Der Leiter des Instituts für Nationale Sicherheitsstudien Tamir Hajman sagte, entscheidend für den weiteren Verlauf des Konflikts sei, ob sich die im Gazastreifen herrschende Palästinenserorganisation Hamas an möglichen Kämpfen beteiligt. »Für Israel ist die Hamas nicht das Ziel der Operation, aber die Hauptfrage, die die Intensität dieses Konflikts und seine Dauer bestimmen wird, ist, ob die Hamas sich einschalten wird oder nicht.« Die israelische Nachrichtenseite ynet berichtete, Israel habe der Hamas die Botschaft übermittelt, sie sei »nicht im Visier«.

Militante drohen mit Vergeltung

Ein Hamas-Sprecher sagte, das palästinensische Volk wisse, wie es auf das »Verbrechen« der gezielten Tötung der Dschihad-Mitglieder zu reagieren und »die Besatzungsmacht anzugreifen« habe. Ein Dschihad-Sprecher teilte mit, Israel habe »alle Initiativen der Vermittler ignoriert«. Man werde den Tod der drei Führungsmitglieder rächen.

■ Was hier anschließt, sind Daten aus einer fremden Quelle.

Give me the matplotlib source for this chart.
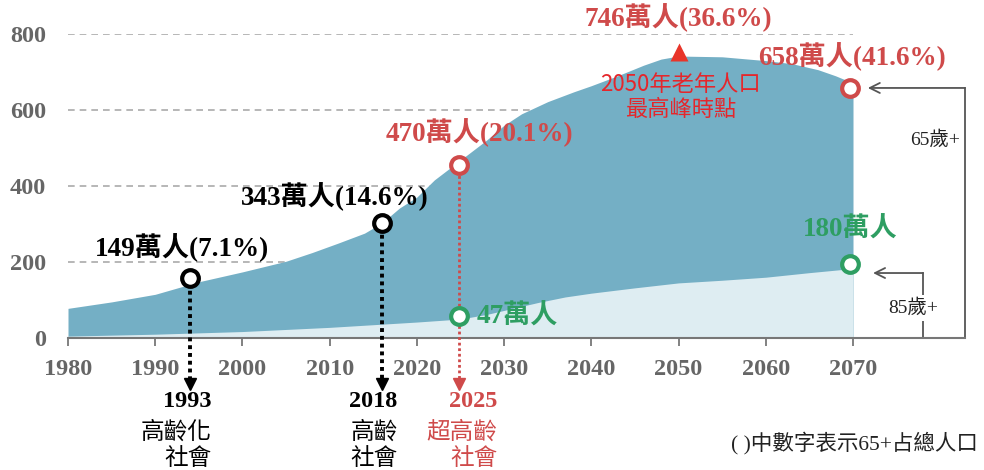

Israel hat in der Vergangenheit bereits mehrfach Dschihad-Anführer im Gazastreifen gezielt getötet. Im August vergangenen Jahres kam etwa Militärchef Chalid Mansur bei einem Luftangriff Israels ums Leben. Dabei wurden zwei weitere Dschihad-Mitglieder getötet. Damals kam es zu massiven Raketenangriffen aus dem Palästinensergebiet und weiteren israelischen Luftangriffen. Nach drei Tagen trat dann eine von Ägypten vermittelte Waffenruhe in Kraft.

Im Gazastreifen leben mehr als zwei Millionen Menschen unter sehr schlechten Bedingungen. Die Hamas hatte in dem palästinensischen Gebiet 2007 gewaltsam die Macht an sich gerissen. Israel verschärfte daraufhin eine Blockade des Küstengebiets, die von Ägypten mitgetragen wird.

Die Hamas und der Islamische Dschihad werden von den USA, der EU und Israel als Terrororganisationen eingestuft. Beide Gruppierungen haben sich die Zerstörung Israels auf die Fahne geschrieben. Der Islamische Dschihad gilt allerdings als noch radikaler als die Hamas. Nach Angaben des »CIA World Factbook« wird die Anzahl der Dschihad-Kämpfer auf zwischen 1000 und mehreren Tausend geschätzt. Die Hamas gilt als militärisch deutlich stärker, die Zahl der Kämpfer wird den Angaben zufolge auf 25 000 geschätzt. Anders als die Hamas hat der Islamische Dschihad kein Interesse an einer Regierungsbeteiligung, sondern konzentriert sich auf den bewaffneten Widerstand gegen Israel.